Suicide blast kills leader of council

? A suicide bombing killed the head of the U.S.-appointed Iraqi Governing Council on Monday as his car waited at a checkpoint near coalition headquarters, a major setback to American efforts to stabilize Iraq just six weeks before the handover of sovereignty.

A roadside bomb containing deadly sarin nerve agent also exploded “a couple of days ago” near a U.S. military convoy in Baghdad, Brig. Gen. Mark Kimmitt said Monday, adding two explosives experts were treated for “minor exposure.”

However, Defense Secretary Donald Rumsfeld said the results were from a field test, which can be imperfect, and said more analysis was needed. If confirmed, it would be the first finding of a banned weapon upon which the United States based its case for war.

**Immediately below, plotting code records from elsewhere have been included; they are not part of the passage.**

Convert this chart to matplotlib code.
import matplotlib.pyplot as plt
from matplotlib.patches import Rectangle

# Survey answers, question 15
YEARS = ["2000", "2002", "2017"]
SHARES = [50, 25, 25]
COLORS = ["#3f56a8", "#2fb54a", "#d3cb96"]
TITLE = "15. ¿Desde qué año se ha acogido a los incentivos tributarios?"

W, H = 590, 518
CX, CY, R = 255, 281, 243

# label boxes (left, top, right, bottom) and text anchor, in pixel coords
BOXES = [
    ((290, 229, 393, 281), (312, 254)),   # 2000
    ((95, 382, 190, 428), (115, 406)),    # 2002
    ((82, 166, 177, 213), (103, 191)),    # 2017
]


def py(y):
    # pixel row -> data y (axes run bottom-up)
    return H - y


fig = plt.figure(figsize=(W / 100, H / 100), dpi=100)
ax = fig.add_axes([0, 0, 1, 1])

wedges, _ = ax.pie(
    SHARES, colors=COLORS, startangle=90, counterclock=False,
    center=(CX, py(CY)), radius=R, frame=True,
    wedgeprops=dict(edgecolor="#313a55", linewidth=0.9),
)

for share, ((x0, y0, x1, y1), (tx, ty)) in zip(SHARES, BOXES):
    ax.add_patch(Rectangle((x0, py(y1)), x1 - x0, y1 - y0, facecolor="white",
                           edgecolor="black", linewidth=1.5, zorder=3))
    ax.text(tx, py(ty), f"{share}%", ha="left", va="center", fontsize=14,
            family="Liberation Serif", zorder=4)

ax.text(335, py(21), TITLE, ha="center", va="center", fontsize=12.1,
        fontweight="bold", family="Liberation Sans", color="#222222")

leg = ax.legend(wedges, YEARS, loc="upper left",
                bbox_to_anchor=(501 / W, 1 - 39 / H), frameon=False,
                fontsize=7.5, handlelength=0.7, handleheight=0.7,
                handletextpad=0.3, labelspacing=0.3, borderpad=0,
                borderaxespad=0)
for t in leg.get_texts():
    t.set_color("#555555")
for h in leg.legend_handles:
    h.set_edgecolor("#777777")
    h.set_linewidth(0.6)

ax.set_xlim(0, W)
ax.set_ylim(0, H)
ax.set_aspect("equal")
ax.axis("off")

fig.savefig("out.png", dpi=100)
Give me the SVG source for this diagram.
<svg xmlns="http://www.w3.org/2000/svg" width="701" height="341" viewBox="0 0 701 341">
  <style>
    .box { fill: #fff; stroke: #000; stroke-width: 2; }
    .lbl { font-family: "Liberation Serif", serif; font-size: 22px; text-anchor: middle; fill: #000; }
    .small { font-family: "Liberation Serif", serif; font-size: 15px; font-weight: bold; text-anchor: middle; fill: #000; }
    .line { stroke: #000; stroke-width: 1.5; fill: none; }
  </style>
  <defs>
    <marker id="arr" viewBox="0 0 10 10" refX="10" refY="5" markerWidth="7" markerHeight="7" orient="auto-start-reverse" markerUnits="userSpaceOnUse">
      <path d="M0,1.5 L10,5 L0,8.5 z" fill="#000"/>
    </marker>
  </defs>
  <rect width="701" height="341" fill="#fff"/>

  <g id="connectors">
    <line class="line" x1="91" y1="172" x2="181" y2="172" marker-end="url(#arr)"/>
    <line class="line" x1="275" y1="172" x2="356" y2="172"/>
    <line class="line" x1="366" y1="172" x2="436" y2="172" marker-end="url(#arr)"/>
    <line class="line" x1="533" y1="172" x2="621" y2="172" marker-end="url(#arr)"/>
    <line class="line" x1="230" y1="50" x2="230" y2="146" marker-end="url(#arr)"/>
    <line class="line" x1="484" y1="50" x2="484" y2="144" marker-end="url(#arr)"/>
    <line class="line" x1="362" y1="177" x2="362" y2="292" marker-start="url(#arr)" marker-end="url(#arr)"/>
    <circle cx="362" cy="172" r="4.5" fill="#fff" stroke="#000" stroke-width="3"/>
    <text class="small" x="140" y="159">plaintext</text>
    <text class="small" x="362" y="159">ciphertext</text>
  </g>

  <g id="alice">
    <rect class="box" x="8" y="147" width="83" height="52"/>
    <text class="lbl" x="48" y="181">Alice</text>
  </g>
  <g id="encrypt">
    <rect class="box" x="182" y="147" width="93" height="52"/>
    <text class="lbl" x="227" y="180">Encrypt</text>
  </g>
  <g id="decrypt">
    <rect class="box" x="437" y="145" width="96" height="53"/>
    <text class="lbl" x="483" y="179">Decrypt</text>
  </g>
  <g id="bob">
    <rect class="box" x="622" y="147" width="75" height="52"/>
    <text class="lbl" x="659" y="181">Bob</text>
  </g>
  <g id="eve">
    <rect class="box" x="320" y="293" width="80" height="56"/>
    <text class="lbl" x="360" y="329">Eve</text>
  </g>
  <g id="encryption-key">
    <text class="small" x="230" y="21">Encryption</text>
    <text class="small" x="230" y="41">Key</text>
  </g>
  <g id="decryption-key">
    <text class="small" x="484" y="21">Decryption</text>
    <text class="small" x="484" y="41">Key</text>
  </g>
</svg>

Two American soldiers were killed in action Monday in Anbar province west of Baghdad, the military said. The troops were assigned to the 1st Marine Expeditionary Force, but the military declined to release other details, citing security concerns.

Izzadine Saleem, also known as Abdel-Zahraa Othman, was waiting in a Governing Council convoy at a U.S. checkpoint along a tree-lined street preparing to enter the Green Zone when the bomb was detonated. It apparently had been rigged with artillery shells and hidden inside a red Volkswagen.

Iraqi officials said nine people, including the bomber, were killed and 14 Iraqis and an Egyptian were wounded in Monday’s attack. Kimmitt put the death toll at seven. Two U.S. soldiers were slightly wounded.

Transfer still on

Iraqi and coalition officials vowed that the power transfer would take place on June 30, as scheduled, despite the attack.

Secretary of State Colin Powell called Saleem an Iraqi patriot. “Terrorists may have taken his life, but they will never be able to kill his dreams or those of the Iraqi people.”

A U.S. Army soldier secures the site where the head of the Iraqi Governing Council was killed in a car bombing near a U.S. checkpoint in central Baghdad, Iraq. Izzadine Saleem was among nine Iraqis killed Monday in the blast.

Saleem, a Shiite Muslim in his 60s, held the rotating presidency of the 25-member Governing Council for May. He was the second council member slain since appointment last July; Aquila al-Hashimi was mortally wounded by gunmen in September on her way to work.

Insurgents also have targeted police and army recruitment centers and other Iraqis perceived as owing their positions to the Americans.

The U.S. military said the car bombing was a suicide attack and Kimmitt said it had the “classic hallmarks” of Abu Musab al-Zarqawi, a Jordanian-born militant with links to al-Qaida.

However, a previously unknown group, the Arab Resistance Movement, claimed responsibility, saying in a Web site posting that two of its fighters carried out the attack on “the traitor and mercenary” Saleem.

Kimmitt said he did not know if the Arab Resistance Movement was “a cover for the Zarqawi network or if it’s an actual organization.”

Al-Zarqawi is believed responsible for many of the vehicle bombs in Iraq in recent months and for the beheading last week of U.S. civilian Nicholas Berg.

The Governing Council selected Ghazi Mashal Ajil al-Yawer, a Sunni Muslim civil engineer from Mosul, to succeed Saleem. Al-Yawer will lead the council until June 30, when sovereignty will be transferred to a new interim Iraqi government.

Appearing before reporters with several council colleagues, al-Yawer promised the Iraqi leadership would continue “the march toward building a democratic, federal, plural and unified Iraq.”

“God willing, the criminal forces will be defeated despite all the pain they are causing to our people and their heroic leaders,” he said.

Sarin bomb likely scavenged

According to Kimmitt, the sarin explosion was confirmed by the Iraqi Survey Group, a U.S. organization that has searched for weapons of mass destruction since Saddam’s ouster last year.

The sarin was in an artillery shell that had been rigged as a bomb, Kimmit said. It was discovered by a U.S. convoy and exploded before it could be defused; the explosion released a small amount of sarin, Kimmitt said.

He said he believed that insurgents who rigged the artillery shell as a bomb didn’t know it contained the nerve agent. “The former regime had declared all such rounds destroyed before the 1991 Gulf War,” Kimmitt said.

Two former U.N. weapons inspectors, Hans Blix and David Kay, said the shell was likely scavenged from a dump and did not signify Iraq had stockpiles of such weapons.

Sarin is a deadly substance that blocks the transmission of key nervous system enzymes, causing convulsions, paralysis, loss of consciousness and potentially fatal respiratory failure. Low-level exposures can be treated with antidotes, if administered quickly.